We’re a bit late on reporting on our Markers of Authenticity series in 2017, but thought we should put out a recap as we look ahead to 2018.
In 2017 the Markers of Authenticity Interdisciplinary Seminar Series continued at Macquarie University, supported by funding from Faculty of Arts Research Theme funding scheme, and the MQ Ancient Cultures Research Centre: we’re very grateful to both bodies for their generous support.

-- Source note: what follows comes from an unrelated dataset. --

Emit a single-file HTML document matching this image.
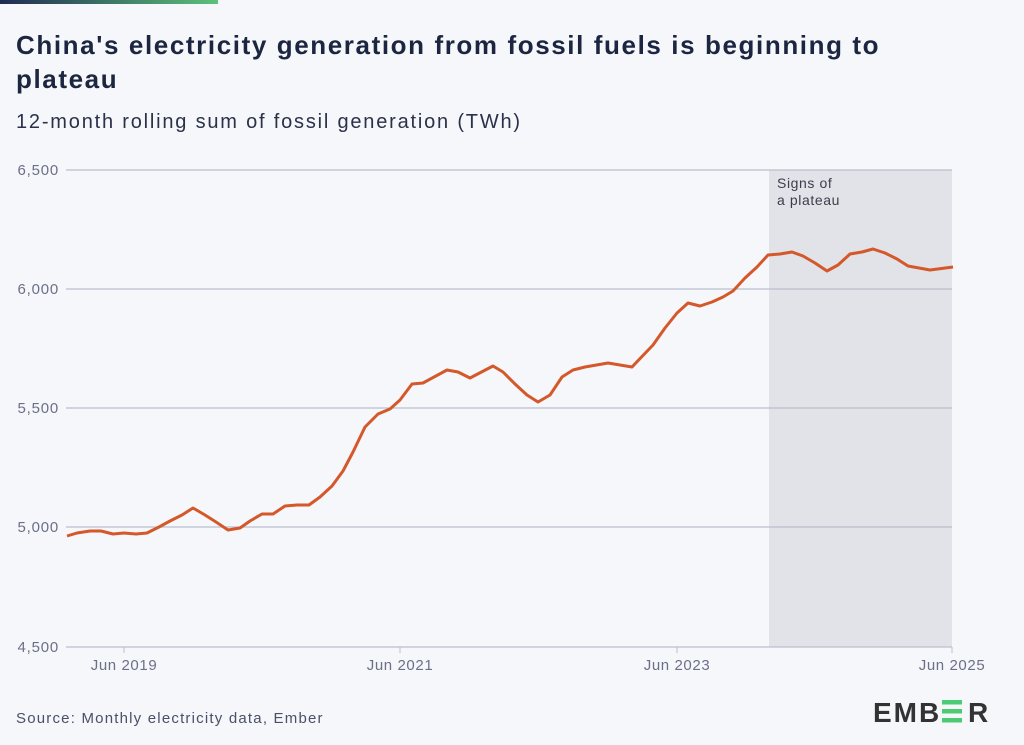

Our 2017 program saw an increase in disciplinary representation across the Faculty and University: as well as the range of fields represented by the presenters, the audiences regularly featured staff and students from a wide range of departments (International Studies; English; Ancient History; Music, Media, Communication and Cultural Studies; Linguistics; Philosophy; Modern History; Security Studies and Criminology; and Cognitive Science). Audience numbers averaged between 20 and 30 throughout the year, with several larger events exceeding this. This year we aimed to enhance our links with other research clusters and centres, and to this end co-sponsored events with the Centre for Applied History, the ‘Environmental Humanities’ research cluster, the ‘World Literatures and Cultures’ Research Cluster, and the Australian Centre for Ancient Numismatic Studies.
In the first half of 2017 we held three events: a seminar ‘On Authenticity and Race’ on May 26th, given by Dr Adam Hochman (Philosophy) with a response by A/Prof. Andrew Gillett (Ancient History); an introduction and progress report on the ARC-funded Project ‘Forging Antiquity’ by A/Prof. Malcolm Choat, Dr Rachel-Yuen Collingridge, and our PACE intern (and now Research Assistant) Vanessa Mawby (Ancient History) on June 2; and a conversation on June 9th on ‘The Internet Antiquities Trade: Insight into an Invisible Market?’ between Lauren Dundler (MRes student, Ancient History) and Iain Shearer (Freelance archaeologist, Honorary Fellow University College London).
We began our program for the second half of the year on August 14th with a seminar on ‘Faking the News’, with papers by Dr Colin Klein (Philosophy) and Dr Margie Borschke (Music, Media, Communication and Cultural Studies). This was followed on September 5th by a seminar by Dr Julian Droogan (Security Studies and Criminology) on ‘The Authentic Terrorist?: Mobilising the Past, Battling for the Future’.
On October 13th–14th, we co-hosted a conference, ‘Imagining the Real: Alternative (Arte)Facts from Antiquity to the Present Day’ with the Australian Centre for Ancient Numismatic Studies, which featured keynote speakers from the University of Western Australia (Emeritus Professors John Melville Jones ) and University of Agder (Professor Årstein Justnes), in addition to a range of other speakers ( program and abstracts for the conference).
In late October (26th), we held a seminar on ‘Creative Authenticity: Originality and the Real’ with papers given by Dr. Mio Bryce (International Studies) and Dr Ilona Hongisto (Music, Media, Communication and Cultural Studies).
In early November (2nd), we co-sponsored a panel on the ‘Authenticity of Experience: History and Gaming’ with the Centre for Applied History, which was attended by nearly 60 people. Dr Rowan Tulloch (Music, Media, Communication and Cultural Studies), Daniel Keogh (Educational Games Designer, 3P Learning), and Abbie Hartman (Modern History), gave presentations, followed by a lively Q&A with the audience. Thanks to funding contributed by the Centre for Applied History, the presentations were recorded on video, and can be seen online.
One week later (Nov. 9th), we held a seminar on the ‘Authenticity of Desire’ with papers by Dr Thomas Baudinette (International Studies), and Dr Chelsea Barnett (Modern History). Finally, we co-sponsored a workshop on December 11th on ‘Environmental Change and the Historical Imaginary: Ancient, Medieval, Modern’, with the ‘Environmental Humanities’ research cluster, convened by Professor Louise D’Arcens (English) and featuring an international keynote as well as speakers from Ancient History, Modern History, and English.
We think the 2017 iteration of the series had extremely good outcomes in terms of bringing together a broad cross-disciplinary group to a regular forum to discuss a central theme from multiple disciplinary perspectives. Planning for our 2018 program is well advanced (see our ideas here), and we hope to see many of you at these events: we’ll post a final schedule as soon as it’s available.